Former Gov. Eliot Spitzer kicked off his first full day of campaigning as a city comptroller candidate Monday, collecting petition signatures in Manhattan's Union Square amid a swarm of reporters and onlookers.
His candidacy marks his first attempt at a return to elected office since he resigned from the governor's office on March 17, 2008, after reports surfaced that he paid for the services of a high-end prostitution ring. Spitzer said he had been considering a bid for comptroller for months, but made up his mind just this past weekend.
Spitzer, 54, a Democrat, said that his wife, Silda Wall Spitzer, supports his bid and will campaign on his behalf, that former Rep. Anthony Weiner's redemptive run for mayor had "nothing to do" with his own decision and that he would self-finance his campaign, spending "enough so I'm heard."
Spitzer added that he hoped voters will consider his "substantive record" as governor, as attorney general and as a prosecutor beyond his sex scandal.
Weiner Monday sought to downplay parallels between his bid and Spitzer's, saying Spitzer's candidacy "doesn't impact my life very much at all."
Weiner's rival in the mayoral race, Christine Quinn, had a sharp rebuke for both men.
"You have to earn second chances, not just ask for them," she said. "So for me the question for both Anthony Weiner and Eliot Spitzer is, what have they been doing to earn this second chance?"
Some voters in Union Square were ready to give Spitzer that second chance.
"It's been five years," said Cleonie Sinclair, of Prospect Heights, Brooklyn. "We have to move on, because no one is perfect."
Andrew Fine, 45, of the Upper East Side, the first to sign the petition sheet that Spitzer held, said he was still undecided but believed voters deserve "freedom of choice."
Confronted by a heckler, Spitzer said he has "skin as thick as a rhinoceros" and ignored the jeers. "I've been in politics for a long time," he said. "I've been in front of the jury for many years . . . This is New York. You don't get into this fray if you don't know this is going to happen."
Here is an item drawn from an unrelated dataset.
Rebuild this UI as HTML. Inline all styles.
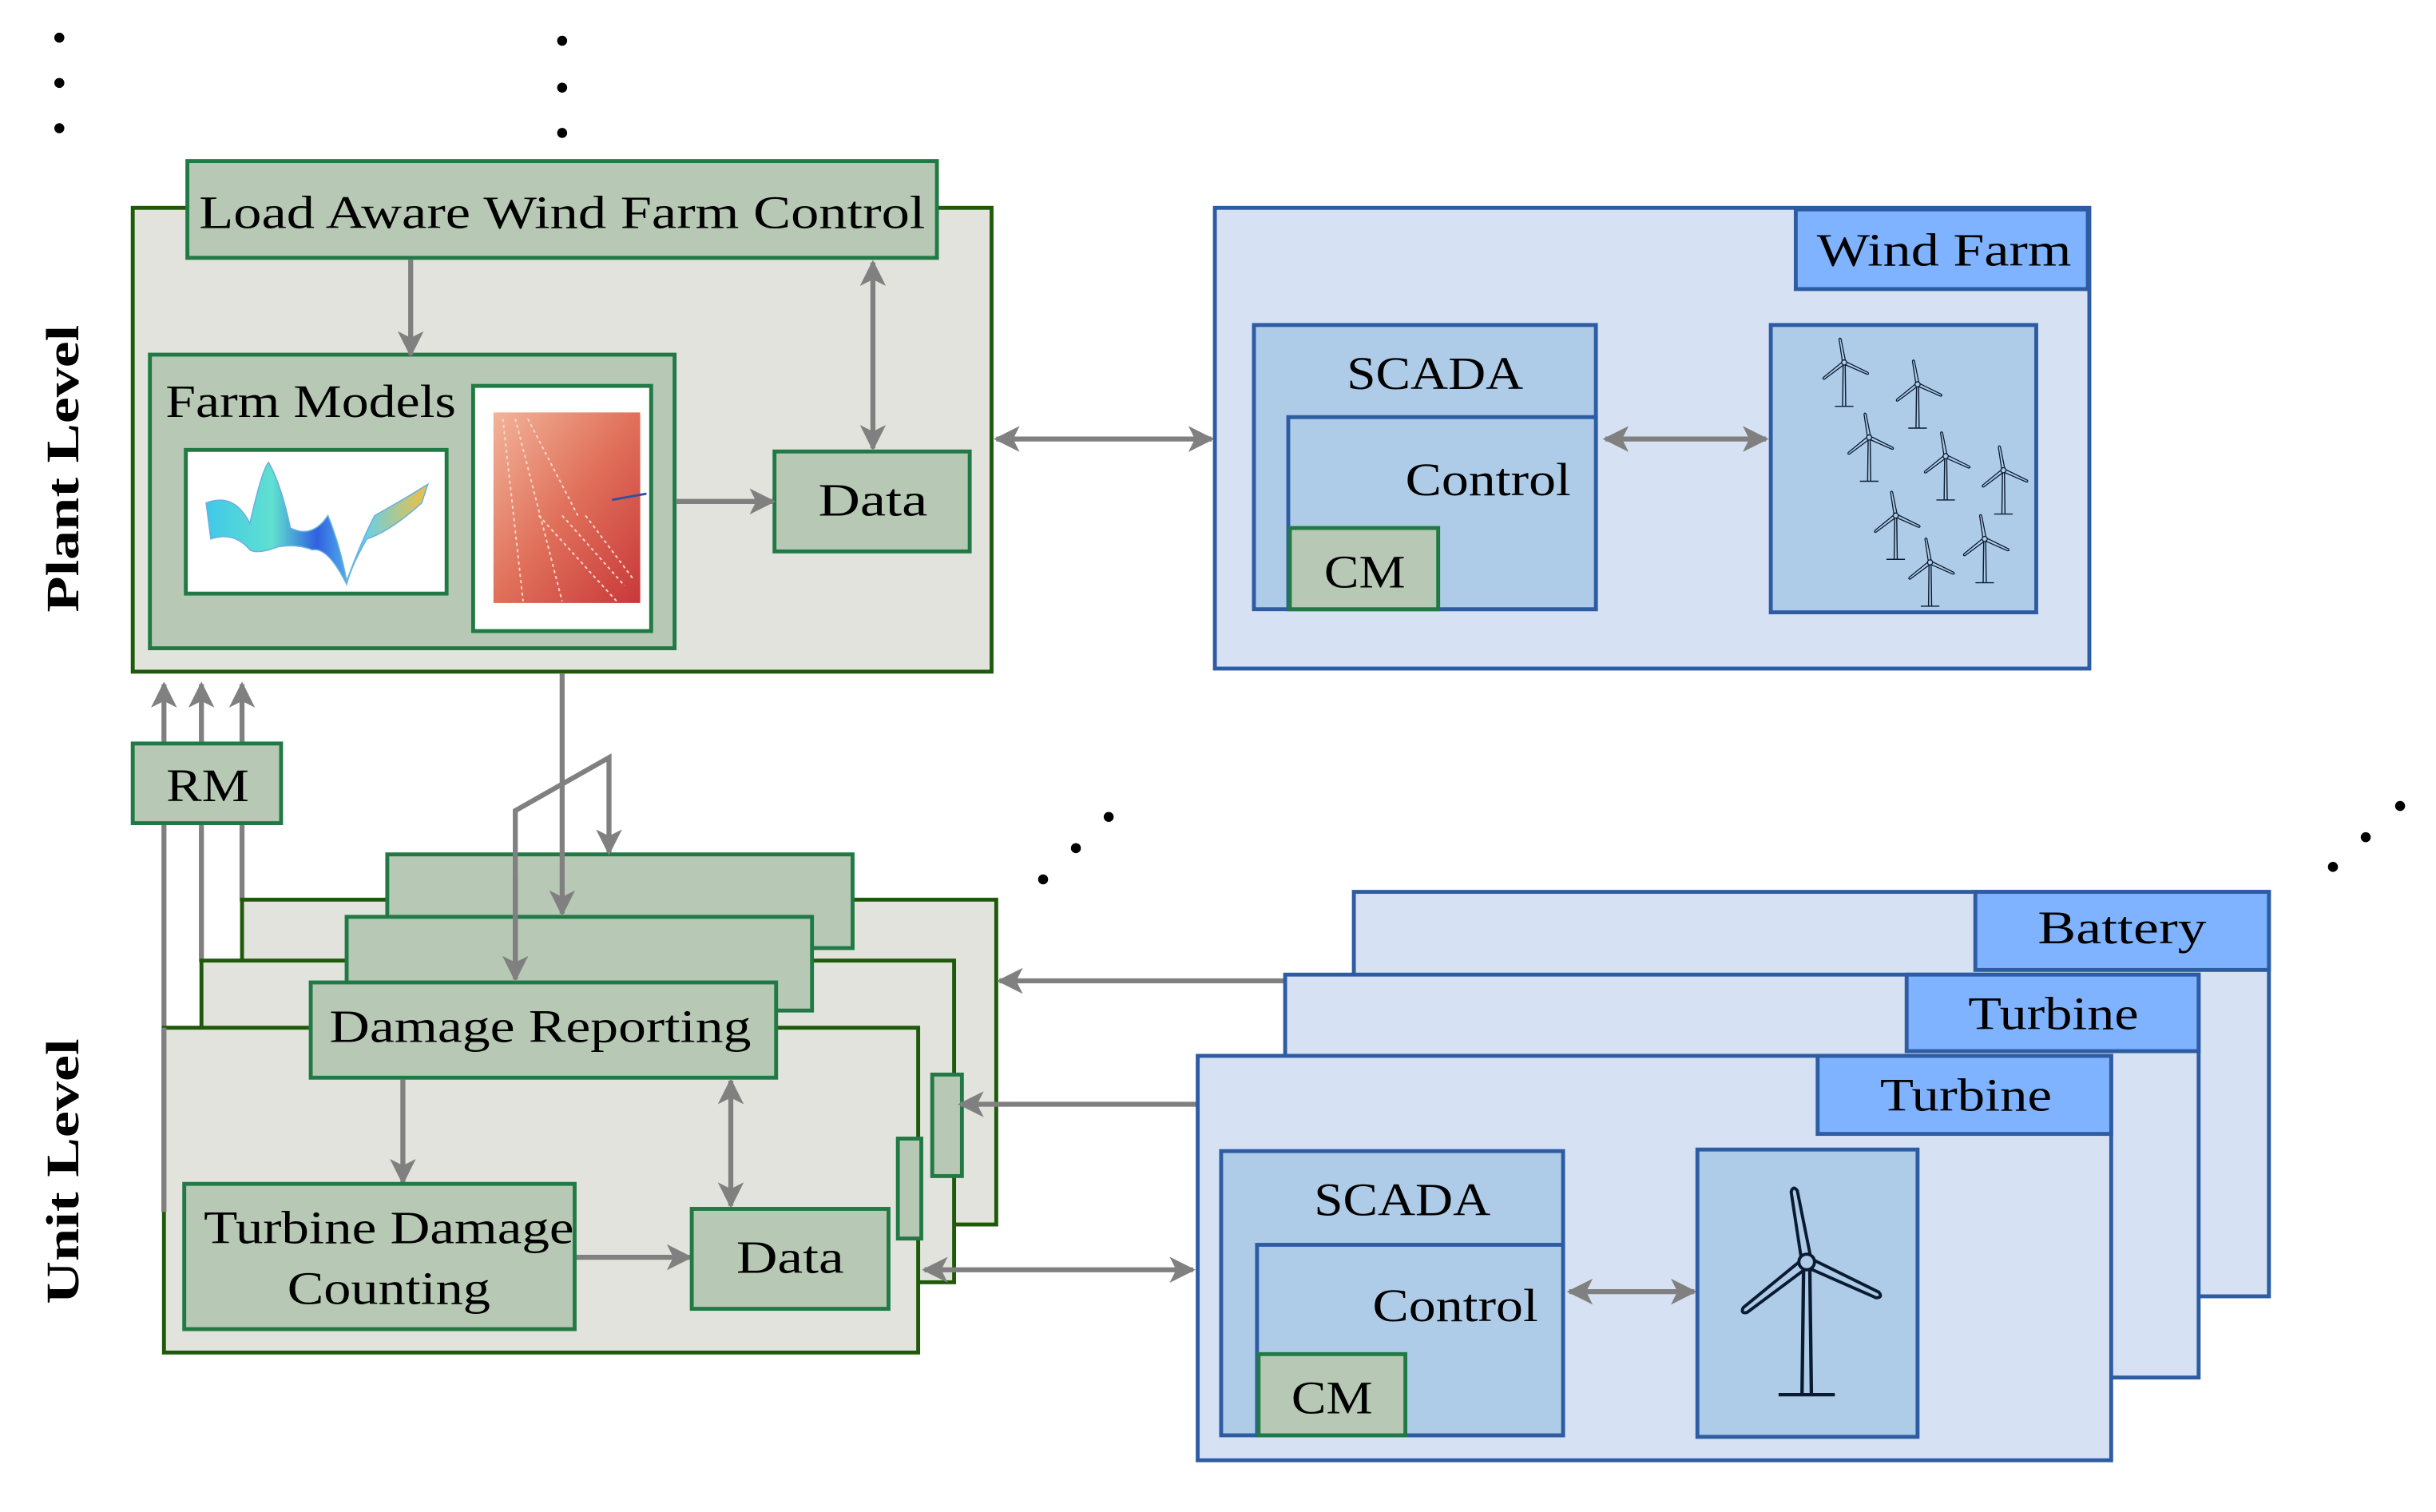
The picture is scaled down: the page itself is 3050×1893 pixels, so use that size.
<!DOCTYPE html>
<html><head><meta charset="utf-8"><style>
html,body{margin:0;padding:0;background:#fff;}
svg{display:block;}
text{font-family:"Liberation Serif",serif;fill:#000;}
</style></head><body>
<svg width="3050" height="1893" viewBox="0 0 1560 968" xmlns="http://www.w3.org/2000/svg">
<defs>
<marker id="ah" viewBox="0 0 10 10" refX="9" refY="5" markerWidth="5.2" markerHeight="5.2" orient="auto-start-reverse">
<path d="M0,0 L10,5 L0,10 L2.5,5 Z" fill="#808080"/></marker>
<linearGradient id="red" x1="0" y1="0" x2="1" y2="1"><stop offset="0" stop-color="#f2b49a"/><stop offset="0.5" stop-color="#e0705a"/><stop offset="1" stop-color="#c8383a"/></linearGradient>
<linearGradient id="surf" x1="0" y1="0" x2="1" y2="0"><stop offset="0" stop-color="#40c8e8"/><stop offset="0.3" stop-color="#60e0d0"/><stop offset="0.5" stop-color="#3060e0"/><stop offset="0.7" stop-color="#60d0f0"/><stop offset="1" stop-color="#f0c040"/></linearGradient>
<g id="tb">
<path d="M-2,5 L-3,85 M2,5 L3,85 M-18,85 L18,85" stroke="#0a1a30" stroke-width="2.2" fill="none"/>
<g fill="#aecce8" stroke="#0a1a30" stroke-width="2">
<path d="M4,-3 L50,-2 Q54,0 50,2 L4,3 Z" transform="rotate(25)"/>
<path d="M4,-3 L46,-2 Q50,0 46,2 L4,3 Z" transform="rotate(-100)"/>
<path d="M4,-3 L50,-2 Q54,0 50,2 L4,3 Z" transform="rotate(142)"/>
</g>
<circle r="5" fill="#aecce8" stroke="#0a1a30" stroke-width="2"/>
</g>
</defs>
<g fill="#000">
<circle cx="38" cy="24" r="3.2"/><circle cx="38" cy="53" r="3.2"/><circle cx="38" cy="82" r="3.2"/>
<circle cx="360" cy="26" r="3.2"/><circle cx="360" cy="56" r="3.2"/><circle cx="360" cy="85" r="3.2"/>
<circle cx="668" cy="563" r="3.2"/><circle cx="689" cy="543" r="3.2"/><circle cx="710" cy="523" r="3.2"/>
<circle cx="1494" cy="555" r="3.2"/><circle cx="1515" cy="536" r="3.2"/><circle cx="1537" cy="516" r="3.2"/>
</g>
<text transform="translate(50,300) rotate(-90)" text-anchor="middle" font-size="30" font-weight="bold" textLength="184" lengthAdjust="spacingAndGlyphs">Plant Level</text>
<text transform="translate(50,750) rotate(-90)" text-anchor="middle" font-size="30" font-weight="bold" textLength="170" lengthAdjust="spacingAndGlyphs">Unit Level</text>

<!-- Plant level -->
<rect x="85" y="133" width="550" height="297" fill="#e1e3dc" stroke="#1f5a0a" stroke-width="2.5"/>
<rect x="120" y="103" width="480" height="62" fill="#b7c9b5" stroke="#217a45" stroke-width="2.5"/>
<text x="360" y="146" text-anchor="middle" font-size="30" textLength="465" lengthAdjust="spacingAndGlyphs">Load Aware Wind Farm Control</text>
<rect x="96" y="227" width="336" height="188" fill="#b7c9b5" stroke="#217a45" stroke-width="2.5"/>
<text x="106" y="267" font-size="30" textLength="186" lengthAdjust="spacingAndGlyphs">Farm Models</text>
<rect x="119" y="288" width="167" height="92" fill="#fff" stroke="#217a45" stroke-width="2.5"/>
<path d="M132,322 Q150,315 160,335 Q168,300 172,296 Q180,310 186,338 Q200,345 210,330 Q218,350 222,372 Q232,345 240,330 Q258,320 274,310 L270,322 Q250,340 235,345 Q225,362 222,374 Q210,350 200,352 Q190,348 178,350 Q165,355 160,352 Q150,340 135,345 Z" fill="url(#surf)" stroke="#6ab0e0" stroke-width="0.8"/>
<rect x="303" y="247" width="114" height="157" fill="#fff" stroke="#217a45" stroke-width="2.5"/>
<rect x="316" y="264" width="94" height="122" fill="url(#red)"/>
<path d="M322,268 L335,385 M330,268 L360,385 M338,268 L370,330 M345,330 L395,385 M360,330 L400,375 M375,330 L405,370" stroke="#f6d6cc" stroke-width="1" stroke-dasharray="2,2" fill="none"/>
<path d="M392,320 L414,316" stroke="#3050a0" stroke-width="1.5"/>
<rect x="496" y="289" width="125" height="64" fill="#b7c9b5" stroke="#217a45" stroke-width="2.5"/>
<text x="559" y="330" text-anchor="middle" font-size="30" textLength="70" lengthAdjust="spacingAndGlyphs">Data</text>
<g stroke="#808080" stroke-width="3.2" fill="none">
<line x1="263" y1="166" x2="263" y2="227" marker-end="url(#ah)"/>
<line x1="559" y1="168" x2="559" y2="287" marker-start="url(#ah)" marker-end="url(#ah)"/>
<line x1="433" y1="321" x2="495" y2="321" marker-end="url(#ah)"/>
<line x1="638" y1="281" x2="776" y2="281" marker-start="url(#ah)" marker-end="url(#ah)"/>
</g>

<!-- Wind farm -->
<rect x="778" y="133" width="560" height="295" fill="#d6e2f3" stroke="#2e5ca3" stroke-width="2.5"/>
<rect x="1150" y="134" width="187" height="51" fill="#7fb3ff" stroke="#2e5ca3" stroke-width="2.5"/>
<text x="1245" y="170" text-anchor="middle" font-size="30" textLength="163" lengthAdjust="spacingAndGlyphs">Wind Farm</text>
<rect x="803" y="208" width="219" height="182" fill="#aecce8" stroke="#2e5ca3" stroke-width="2.5"/>
<text x="919" y="249" text-anchor="middle" font-size="30" textLength="113" lengthAdjust="spacingAndGlyphs">SCADA</text>
<rect x="825" y="267" width="197" height="123" fill="#aecce8" stroke="#2e5ca3" stroke-width="2.5"/>
<text x="1006" y="317" text-anchor="end" font-size="30" textLength="106" lengthAdjust="spacingAndGlyphs">Control</text>
<rect x="826" y="338" width="95" height="52" fill="#b7c9b5" stroke="#217a45" stroke-width="2.5"/>
<text x="874" y="376" text-anchor="middle" font-size="30" textLength="52" lengthAdjust="spacingAndGlyphs">CM</text>
<line x1="1028" y1="281" x2="1131" y2="281" stroke="#808080" stroke-width="3.2" marker-start="url(#ah)" marker-end="url(#ah)"/>
<rect x="1134" y="208" width="170" height="184" fill="#aecce8" stroke="#2e5ca3" stroke-width="2.5"/>
<use href="#tb" transform="translate(1181,232) scale(0.33)"/>
<use href="#tb" transform="translate(1228,246) scale(0.33)"/>
<use href="#tb" transform="translate(1197,280) scale(0.33)"/>
<use href="#tb" transform="translate(1246,292) scale(0.33)"/>
<use href="#tb" transform="translate(1283,301) scale(0.33)"/>
<use href="#tb" transform="translate(1214,330) scale(0.33)"/>
<use href="#tb" transform="translate(1271,345) scale(0.33)"/>
<use href="#tb" transform="translate(1236,360) scale(0.33)"/>

<!-- RM and lines -->
<g stroke="#808080" stroke-width="3.2" fill="none">
<line x1="105" y1="776" x2="105" y2="438" marker-end="url(#ah)"/>
<line x1="129" y1="616" x2="129" y2="438" marker-end="url(#ah)"/>
<line x1="155" y1="577" x2="155" y2="438" marker-end="url(#ah)"/>
</g>
<rect x="85" y="476" width="95" height="51" fill="#b7c9b5" stroke="#217a45" stroke-width="2.5"/>
<text x="133" y="513" text-anchor="middle" font-size="30" textLength="53" lengthAdjust="spacingAndGlyphs">RM</text>

<!-- Unit stacks -->
<rect x="155" y="576" width="483" height="208" fill="#e1e3dc" stroke="#1f5a0a" stroke-width="2.5"/>
<rect x="248" y="547" width="298" height="60" fill="#b7c9b5" stroke="#217a45" stroke-width="2.5"/>
<rect x="129" y="615" width="482" height="206" fill="#e1e3dc" stroke="#1f5a0a" stroke-width="2.5"/>
<rect x="597" y="688" width="19" height="65" fill="#b7c9b5" stroke="#217a45" stroke-width="2.5"/>
<rect x="222" y="587" width="298" height="60" fill="#b7c9b5" stroke="#217a45" stroke-width="2.5"/>
<rect x="105" y="658" width="483" height="208" fill="#e1e3dc" stroke="#1f5a0a" stroke-width="2.5"/>
<rect x="575" y="729" width="15" height="64" fill="#b7c9b5" stroke="#217a45" stroke-width="2.5"/>
<line x1="105" y1="658" x2="105" y2="776" stroke="#808080" stroke-width="3.2"/>
<rect x="199" y="629" width="298" height="61" fill="#b7c9b5" stroke="#217a45" stroke-width="2.5"/>
<text x="346" y="667" text-anchor="middle" font-size="30" textLength="270" lengthAdjust="spacingAndGlyphs">Damage Reporting</text>
<g stroke="#808080" stroke-width="3.2" fill="none">
<line x1="360" y1="431" x2="360" y2="585" marker-end="url(#ah)"/>
<polyline points="330,627 330,519 390,485 390,546" marker-end="url(#ah)"/>
<line x1="330" y1="560" x2="330" y2="627" marker-end="url(#ah)"/>
<line x1="258" y1="691" x2="258" y2="757" marker-end="url(#ah)"/>
<line x1="468" y1="692" x2="468" y2="772" marker-start="url(#ah)" marker-end="url(#ah)"/>
<line x1="369" y1="805" x2="442" y2="805" marker-end="url(#ah)"/>
<line x1="592" y1="813" x2="764" y2="813" marker-start="url(#ah)" marker-end="url(#ah)"/>
<line x1="866" y1="628" x2="640" y2="628" marker-end="url(#ah)"/>
<line x1="767" y1="707" x2="615" y2="707" marker-end="url(#ah)"/>
</g>
<rect x="118" y="758" width="250" height="93" fill="#b7c9b5" stroke="#217a45" stroke-width="2.5"/>
<text x="249" y="796" text-anchor="middle" font-size="30" textLength="237" lengthAdjust="spacingAndGlyphs">Turbine Damage</text>
<text x="249" y="835" text-anchor="middle" font-size="30" textLength="130" lengthAdjust="spacingAndGlyphs">Counting</text>
<rect x="443" y="774" width="126" height="64" fill="#b7c9b5" stroke="#217a45" stroke-width="2.5"/>
<text x="506" y="815" text-anchor="middle" font-size="30" textLength="69" lengthAdjust="spacingAndGlyphs">Data</text>

<!-- Right unit stack -->
<rect x="867" y="571" width="586" height="259" fill="#d6e2f3" stroke="#2e5ca3" stroke-width="2.5"/>
<rect x="1265" y="571" width="188" height="50" fill="#7fb3ff" stroke="#2e5ca3" stroke-width="2.5"/>
<text x="1359" y="604" text-anchor="middle" font-size="30" textLength="108" lengthAdjust="spacingAndGlyphs">Battery</text>
<rect x="823" y="624" width="585" height="258" fill="#d6e2f3" stroke="#2e5ca3" stroke-width="2.5"/>
<rect x="1221" y="624" width="187" height="49" fill="#7fb3ff" stroke="#2e5ca3" stroke-width="2.5"/>
<text x="1315" y="659" text-anchor="middle" font-size="30" textLength="109" lengthAdjust="spacingAndGlyphs">Turbine</text>
<rect x="767" y="676" width="585" height="259" fill="#d6e2f3" stroke="#2e5ca3" stroke-width="2.5"/>
<rect x="1164" y="676" width="188" height="50" fill="#7fb3ff" stroke="#2e5ca3" stroke-width="2.5"/>
<text x="1259" y="711" text-anchor="middle" font-size="30" textLength="110" lengthAdjust="spacingAndGlyphs">Turbine</text>
<rect x="782" y="737" width="219" height="182" fill="#aecce8" stroke="#2e5ca3" stroke-width="2.5"/>
<text x="898" y="778" text-anchor="middle" font-size="30" textLength="113" lengthAdjust="spacingAndGlyphs">SCADA</text>
<rect x="805" y="797" width="196" height="122" fill="#aecce8" stroke="#2e5ca3" stroke-width="2.5"/>
<text x="985" y="846" text-anchor="end" font-size="30" textLength="106" lengthAdjust="spacingAndGlyphs">Control</text>
<rect x="806" y="867" width="94" height="52" fill="#b7c9b5" stroke="#217a45" stroke-width="2.5"/>
<text x="853" y="905" text-anchor="middle" font-size="30" textLength="52" lengthAdjust="spacingAndGlyphs">CM</text>
<line x1="1005" y1="827" x2="1085" y2="827" stroke="#808080" stroke-width="3.2" marker-start="url(#ah)" marker-end="url(#ah)"/>
<rect x="1087" y="736" width="141" height="184" fill="#aecce8" stroke="#2e5ca3" stroke-width="2.5"/>
<use href="#tb" transform="translate(1157,808) scale(1)"/>
</svg>
</body></html>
Spitzer will need 3,750 valid petition signatures by Thursday to get on the ballot. He had only nine by the time he hopped into a taxicab to escape the media mob, though others working for his campaign may have collected more.
Spitzer had called Manhattan Borough President Scott Stringer, a fellow Democrat who until Sunday was to be the presumptive victor of the comptroller's race, a friend, and said he would reach out to him. "Competition is good," Spitzer said.
Stringer, in an afternoon campaign appearance on the Upper West Side, took reporters' questions with his wife, Elyse Buxbaum, at his side.
He insisted Spitzer's entry into the race would not change his campaign strategy, noting only that he expected more reporters would take interest. "This is not a race about Eliot or me, it's a race about fighting for the city," he said.
Stringer, 53, reiterated the "integrity" of his campaign several times and said he would not attack Spitzer on his scandal. Instead, he went after Spitzer's choice to self-finance. "It's hard to run in New York City and try to buy an election in 2013," Stringer said.
Stringer's supporters touted his morals and record as borough president. "This gentleman has worked his tail off and done the right thing," said Wendy Landers-Lee, 56, of the Upper West Side. "Let's reward him."
The Republican candidate for comptroller, financier John Burnett, Monday in a statement welcomed Spitzer to the race but added that the office they sought was "too important . . . to be used to rehabilitate a political career."